In particular, the first case in which the second subparagraph of Article 218(8) TFEU requires the Council to act unanimously, which is the only case relevant here, concerns the situation where the agreement covers a field for which unanimity is required for the adoption of an EU act, thereby establishing a link between the substantive legal basis of a decision adopted under that article and the voting rule applicable to the decision’s adoption (see, to that effect, judgment of 4 September 2018, Commission v Council (Agreement with Kazakhstan), C‑244/17, EU:C:2018:662, paragraph 29).

47

The link thereby ensured between the substantive legal basis of decisions adopted in the context of an agreement and the applicable voting rule for adopting those decisions helps to preserve symmetry between procedures relating to internal activity of the European Union and procedures relating to its external activity, in compliance with the institutional balance established by the framers of the Treaties (see, to that effect, judgment of 4 September 2018, Commission v Council (Agreement with Kazakhstan), C‑244/17, EU:C:2018:662, paragraph 30).

48

Such symmetry must also be ensured when a decision relating to a modification to an agreement, as provided for in Article 218(7) TFEU, is adopted.

49

Since the entitlement at issue does not fall within a field for which a vote by unanimity in the Council is required for the adoption of an EU act, the procedure established in Article 3(1) of Decision 2015/2169, contrary to the Council’s assertions, does not comply with Article 218 TFEU in so far as it requires such a vote by unanimity. The applicable voting rule for the adoption of decisions such as the contested decision must accordingly be that laid down in the first subparagraph of Article 218(8) TFEU, namely qualified majority voting in the Council.

50

Since recital 6 of Decision 2015/2169 states that continuation of the entitlement at issue is approved by the Council pursuant to a specific procedure necessitated both by the sensitive nature of this element of the Agreement and by the fact that the Agreement is to be concluded by the European Union and its Member States, it should be added, first, that the sensitive nature of the matter concerned cannot warrant the adoption of a secondary legal basis establishing a special procedure (see, to that effect, judgment of 6 May 2008, Parliament v Council, C‑133/06, EU:C:2008:257, paragraph 59). Secondly, those justifications cannot enable the Council to dispense with compliance with the voting rules laid down in Article 218 TFEU (see, to that effect, judgment of 28 April 2015, Commission v Council, C‑28/12, EU:C:2015:282, paragraph 55) and, in particular, to derogate from them in the context of the specific conditions which it may attach to the authorisation given to the negotiator pursuant to Article 218(7) TFEU.

51

In the light of all the foregoing considerations, the single plea put forward by the Commission must be upheld and, consequently, the contested decision must be annulled.

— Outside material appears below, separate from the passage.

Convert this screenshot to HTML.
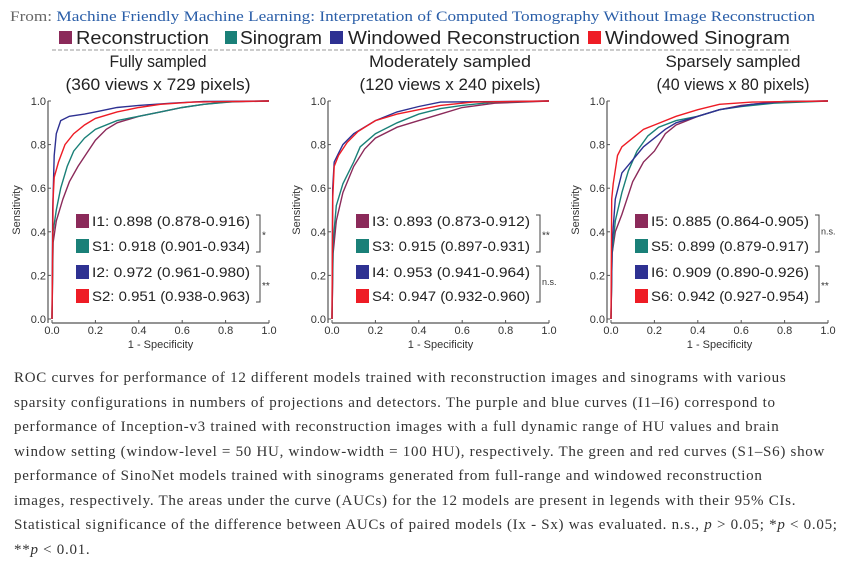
<!DOCTYPE html>
<html><head><meta charset="utf-8"><style>
html,body{margin:0;padding:0;background:#fff;width:851px;height:580px;overflow:hidden}
svg{position:absolute;left:0;top:0}
.cap{position:absolute;left:14px;top:366px;font-family:"Liberation Serif",serif;font-size:15px;color:#333;line-height:24.5px;letter-spacing:0.72px}
.cap div{white-space:nowrap}
</style></head><body>
<svg id="chart" width="851" height="360" font-family="Liberation Sans, sans-serif">
<text x="10" y="21" font-family="Liberation Serif, serif" font-size="15" fill="#666" textLength="805" lengthAdjust="spacingAndGlyphs">From: <tspan fill="#2a5ea8">Machine Friendly Machine Learning: Interpretation of Computed Tomography Without Image Reconstruction</tspan></text>
<g font-size="18" fill="#222">
<rect x="59" y="31" width="13" height="13" fill="#8b2a5a"/><text x="76" y="44" textLength="133" lengthAdjust="spacingAndGlyphs">Reconstruction</text>
<rect x="225" y="31" width="12" height="13" fill="#1a8078"/><text x="240" y="44" textLength="82" lengthAdjust="spacingAndGlyphs">Sinogram</text>
<rect x="330" y="31" width="13" height="13" fill="#2e3192"/><text x="348" y="44" textLength="232" lengthAdjust="spacingAndGlyphs">Windowed Reconstruction</text>
<rect x="588" y="31" width="13" height="13" fill="#ee1c25"/><text x="605" y="44" textLength="185" lengthAdjust="spacingAndGlyphs">Windowed Sinogram</text>
</g>
<line x1="52" y1="50" x2="791" y2="50" stroke="#999" stroke-dasharray="4,2"/>
<g id="panels"></g>
</svg>
<div class="cap">
<div>ROC curves for performance of 12 different models trained with reconstruction images and sinograms with various</div>
<div>sparsity configurations in numbers of projections and detectors. The purple and blue curves (I1–I6) correspond to</div>
<div>performance of Inception-v3 trained with reconstruction images with a full dynamic range of HU values and brain</div>
<div>window setting (window-level = 50 HU, window-width = 100 HU), respectively. The green and red curves (S1–S6) show</div>
<div>performance of SinoNet models trained with sinograms generated from full-range and windowed reconstruction</div>
<div>images, respectively. The areas under the curve (AUCs) for the 12 models are present in legends with their 95% CIs.</div>
<div>Statistical significance of the difference between AUCs of paired models (Ix - Sx) was evaluated. n.s., <i>p</i> &gt; 0.05; *<i>p</i> &lt; 0.05;</div>
<div>**<i>p</i> &lt; 0.01.</div>
</div>
<script>
const panelTitles = ["Fully sampled","Moderately sampled","Sparsely sampled"];
const panelSubtitles = ["(360 views x 729 pixels)","(120 views x 240 pixels)","(40 views x 80 pixels)"];
const xTicks = [0,0.2,0.4,0.6,0.8,1.0];
const yTicks = [0,0.2,0.4,0.6,0.8,1.0];
const seriesColors = ["#8b2a5a","#1a8078","#2e3192","#ee1c25"];
const legendLabels = [
 ["I1: 0.898 (0.878-0.916)","S1: 0.918 (0.901-0.934)","I2: 0.972 (0.961-0.980)","S2: 0.951 (0.938-0.963)"],
 ["I3: 0.893 (0.873-0.912)","S3: 0.915 (0.897-0.931)","I4: 0.953 (0.941-0.964)","S4: 0.947 (0.932-0.960)"],
 ["I5: 0.885 (0.864-0.905)","S5: 0.899 (0.879-0.917)","I6: 0.909 (0.890-0.926)","S6: 0.942 (0.927-0.954)"]];
const sigLabels = [["*","**"],["**","n.s."],["n.s.","**"]];
const roc1 = [
 [[0,0],[0.005,0.35],[0.02,0.45],[0.05,0.55],[0.08,0.63],[0.12,0.7],[0.16,0.76],[0.2,0.82],[0.25,0.87],[0.3,0.9],[0.4,0.93],[0.5,0.95],[0.6,0.97],[0.7,0.985],[0.8,0.995],[1,1]],
 [[0,0],[0.005,0.4],[0.02,0.5],[0.04,0.6],[0.07,0.7],[0.1,0.77],[0.15,0.83],[0.2,0.87],[0.3,0.91],[0.4,0.93],[0.5,0.95],[0.6,0.97],[0.7,0.985],[0.85,0.998],[1,1]],
 [[0,0],[0.003,0.5],[0.01,0.75],[0.02,0.85],[0.04,0.91],[0.08,0.93],[0.15,0.94],[0.2,0.95],[0.3,0.97],[0.4,0.98],[0.55,0.99],[0.7,0.998],[1,1]],
 [[0,0],[0.005,0.55],[0.01,0.65],[0.03,0.72],[0.06,0.8],[0.1,0.85],[0.15,0.89],[0.2,0.92],[0.3,0.95],[0.4,0.97],[0.5,0.985],[0.65,0.995],[1,1]]];
const roc2 = [
 [[0,0],[0.005,0.3],[0.02,0.45],[0.05,0.58],[0.1,0.7],[0.15,0.78],[0.2,0.83],[0.3,0.88],[0.4,0.91],[0.5,0.94],[0.6,0.97],[0.75,0.99],[1,1]],
 [[0,0],[0.005,0.35],[0.02,0.52],[0.05,0.62],[0.1,0.72],[0.13,0.79],[0.2,0.85],[0.3,0.9],[0.4,0.94],[0.5,0.965],[0.6,0.98],[0.75,0.995],[1,1]],
 [[0,0],[0.003,0.6],[0.01,0.72],[0.03,0.76],[0.05,0.8],[0.1,0.85],[0.2,0.91],[0.3,0.95],[0.4,0.975],[0.5,0.995],[1,1]],
 [[0,0],[0.003,0.55],[0.01,0.7],[0.03,0.75],[0.07,0.81],[0.12,0.86],[0.2,0.91],[0.3,0.94],[0.4,0.96],[0.5,0.98],[0.65,0.995],[1,1]]];
const roc3 = [
 [[0,0],[0.005,0.3],[0.02,0.4],[0.05,0.48],[0.08,0.57],[0.1,0.63],[0.15,0.72],[0.2,0.77],[0.25,0.85],[0.3,0.89],[0.4,0.93],[0.5,0.96],[0.6,0.98],[0.75,0.995],[1,1]],
 [[0,0],[0.005,0.3],[0.02,0.45],[0.05,0.58],[0.08,0.68],[0.12,0.77],[0.17,0.84],[0.22,0.88],[0.3,0.91],[0.4,0.93],[0.5,0.96],[0.6,0.975],[0.75,0.99],[1,1]],
 [[0,0],[0.005,0.35],[0.02,0.55],[0.05,0.67],[0.1,0.73],[0.15,0.79],[0.2,0.83],[0.25,0.87],[0.3,0.9],[0.4,0.93],[0.5,0.96],[0.65,0.985],[0.8,0.998],[1,1]],
 [[0,0],[0.003,0.55],[0.01,0.62],[0.03,0.75],[0.05,0.79],[0.1,0.83],[0.15,0.87],[0.2,0.89],[0.3,0.93],[0.4,0.96],[0.5,0.985],[0.65,0.995],[1,1]]];
const rocData = [roc1, roc2, roc3];

const NS="http://www.w3.org/2000/svg";
const root=document.getElementById('panels');
const originsX=[52,332,611], plotW=217, y0=319, plotH=218;
const titleCX=[158,450,733], titleLen=[97,162,135], subLen=[185,181,153];
function mk(tag,attrs,parent,text){const e=document.createElementNS(NS,tag);for(const k in attrs)e.setAttribute(k,attrs[k]);if(text!==undefined)e.textContent=text;parent.appendChild(e);return e;}
rocData.forEach((series,p)=>{
  const ox=originsX[p];
  const sx=v=>ox+v*plotW, sy=v=>y0-v*plotH;
  const g=mk('g',{},root);
  
  
  const cx=titleCX[p];
  const t1=mk('text',{x:cx,y:67,'text-anchor':'middle','font-size':17,fill:'#222',textLength:titleLen[p],lengthAdjust:'spacingAndGlyphs'},g,panelTitles[p]);
  
  
  const t2=mk('text',{x:cx,y:90,'text-anchor':'middle','font-size':17,fill:'#222',textLength:subLen[p],lengthAdjust:'spacingAndGlyphs'},g,panelSubtitles[p]);
  
  
  const ya=mk('line',{x1:ox-4,y1:sy(1),x2:ox-4,y2:y0+4,stroke:'#555','stroke-width':1.2},g);
  
  
  const xa=mk('line',{x1:ox,y1:y0+4,x2:sx(1),y2:y0+4,stroke:'#555','stroke-width':1.2},g);
  
  
  xTicks.forEach(v=>{
    mk('line',{x1:sx(v),y1:y0+4,x2:sx(v),y2:y0+1,stroke:'#555'},g);
    const t=mk('text',{x:sx(v),y:y0+15,'text-anchor':'middle','font-size':11,fill:'#333'},g,v.toFixed(1));
    
    
  });
  yTicks.forEach(v=>{
    mk('line',{x1:ox-4,y1:sy(v),x2:ox-1,y2:sy(v),stroke:'#555'},g);
    const t=mk('text',{x:ox-6,y:sy(v)+4,'text-anchor':'end','font-size':11,fill:'#333'},g,v.toFixed(1));
    
    
  });
  const xl=mk('text',{x:ox+plotW/2,y:y0+29,'text-anchor':'middle','font-size':11,fill:'#333'},g,'1 - Specificity');
  
  
  const yx=ox-32, yy=y0-plotH/2;
  const yl=mk('text',{x:yx,y:yy,'text-anchor':'middle','font-size':11,fill:'#333',transform:`rotate(-90 ${yx} ${yy})`},g,'Sensitivity');
  
  
  series.forEach((pts,i)=>{
    const d=pts.map((q,j)=>(j?'L':'M')+sx(q[0]).toFixed(1)+','+sy(q[1]).toFixed(1)).join('');
    const path=mk('path',{d:d,fill:'none',stroke:seriesColors[i],'stroke-width':1.4},g);
    
    
  });
  const lx=ox+24, rows=[221,246,272,296];
  legendLabels[p].forEach((lab,i)=>{
    const r=mk('rect',{x:lx,y:rows[i]-7,width:13,height:14,fill:seriesColors[i]},g);
    
    
    const t=mk('text',{x:lx+16,y:rows[i]+5,'font-size':14,fill:'#222',textLength:158,lengthAdjust:'spacingAndGlyphs'},g,lab);
    
    
  });
  const bx=lx+184;
  [[0,1],[2,3]].forEach((pr,k)=>{
    const ya1=rows[pr[0]]-6, ya2=rows[pr[1]]+6;
    const b=mk('path',{d:`M${bx-4},${ya1}H${bx}V${ya2}H${bx-4}`,fill:'none',stroke:'#444','stroke-width':1},g);
    
    
    const s=sigLabels[p][k];
    const st=mk('text',{x:bx+2,y:(ya1+ya2)/2+(s==='n.s.'?1:5),'font-size':s==='n.s.'?9:10,fill:'#333'},g,s);
    
    
  });
});
</script>
</body></html>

Maintenance of the effects of the contested decision

52

The Council requests the Court, should it annul the contested decision, to maintain its effects until the grounds for annulment established have been remedied.

53

As provided in the second paragraph of Article 264 TFEU, the Court may, if it considers this necessary, state which of the effects of an act which it has declared void are to be considered definitive.

54

In that regard, it is apparent from the case-law of the Court that, on grounds of legal certainty, the effects of such an act may be maintained, in particular where the immediate effects of its annulment would give rise to serious negative consequences for the parties concerned (see, by analogy, judgment of 2 September 2021, Commission v Council(Agreement with Armenia), C‑180/20, EU:C:2021:658, paragraph 62 and the case-law cited).

55

In the present case, the annulment of the contested decision without its effects being maintained would be liable to cast doubt on the commitment of the European Union regarding the extension of the period of the entitlement at issue for a duration of three years, from 1 July 2020 to 30 June 2023, and thus to hinder the proper implementation of the Agreement (see, by analogy, judgment of 2 September 2021Commission v Council(Agreement with Armenia), C‑180/20, EU:C:2021:658, paragraph 63 and the case-law cited).

56

Consequently, on grounds of legal certainty, the effects of the contested decision, which is annulled by the present judgment, should be maintained until the grounds for annulment established have been remedied.

Costs

57

Under Article 138(1) of the Rules of Procedure of the Court of Justice, the unsuccessful party is to be ordered to pay the costs if they have been applied for in the successful party’s pleadings. Since the Commission has applied for costs and the Council has been unsuccessful, the Council must be ordered to pay the costs.

58

Under Article 140(1) of the Rules of Procedure, Member States which have intervened in the proceedings are to bear their own costs. The French Republic and the Kingdom of the Netherlands should therefore be ordered to bear their own costs.

 

On those grounds, the Court (Grand Chamber) hereby:

 

1.

Annuls Council Decision (EU) 2020/470 of 25 March 2020 as regards the extension of the period of entitlement for audiovisual co-productions as provided for in Article 5 of the Protocol on Cultural Cooperation to the Free Trade Agreement between the European Union and its Member States, of the one part, and the Republic of Korea, of the other part;

 

2.

Orders that the effects of Decision 2020/470 be maintained in force until the grounds for annulment established have been remedied;

 

3.

Orders the Council of the European Union to pay the costs;

 

4.

Orders the French Republic and the Kingdom of the Netherlands to bear their own costs.

 

Lenaerts

Bay Larsen

Arabadjiev

Prechal

Jürimäe

Lycourgos

Regan

Jarukaitis

Ziemele

Passer

Ilešič

von Danwitz

Biltgen

Xuereb

Wahl

Delivered in open court in Luxembourg on 1 March 2022.

A. Calot Escobar

Registrar

K. Lenaerts

President


( *1 ) Language of the case: English.